You have the intuitive ability to know how to make money and understand how economics work at a very high level. You have common sense, business sense, and street smarts. You’re able to see around corners, and you have a future-oriented mind-set.

The Visionary Spectrum

Visionary doesn’t mean you have to be Thomas Edison or that you will invent the next iPhone. I teach entrepreneurs a tool called the “visionary spectrum,” which illustrates how much of a visionary a company needs—because not every company needs an Elon Musk. If you think about the spectrum’s high and low ends, the high end might be a high-tech company and the low end might be a property management company.
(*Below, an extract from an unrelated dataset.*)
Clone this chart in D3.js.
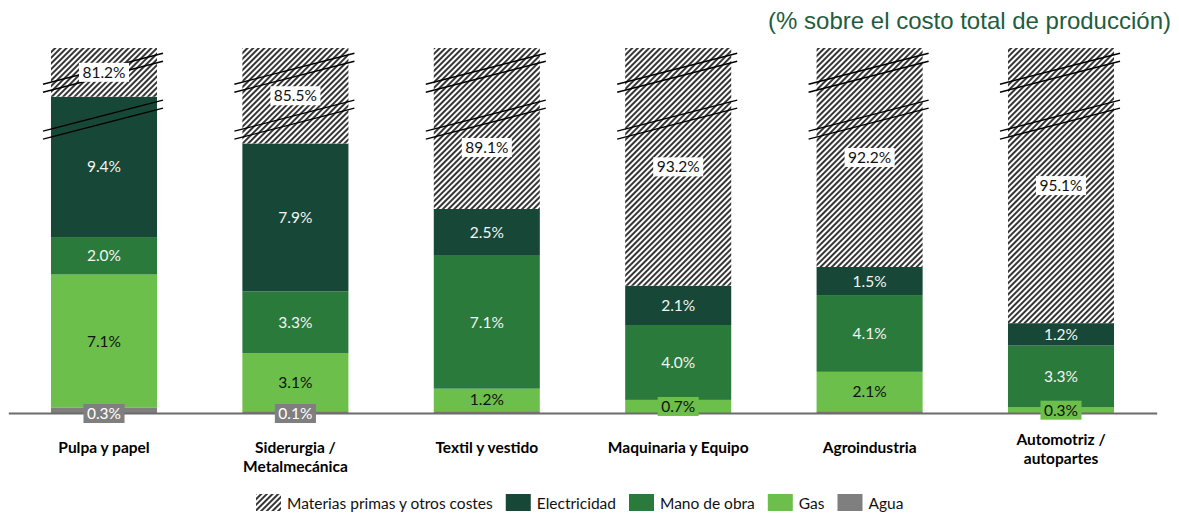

How much visionary a business needs is determined by 3 factors:

  1. Type of industry
  2. Growth aspirations
  3. Degree of market change or complexity a company will encounter

When you combine these three factors, you will find where your business is on the visionary spectrum. If all these factors are red-lined, you might need to be an Elon Musk. If not, that level of visionary is probably not necessary.

Hopefully you can see that “visionary” comes in all shapes and sizes. What is needed is a mind-set that keeps looking for opportunities, discarding what doesn’t fit the evolving vision, and continuing to implement improvements as necessary.

Are you visionary?

Next Steps

Take a few minutes right now to evaluate the needs of your new business and where they fall on the visionary spectrum.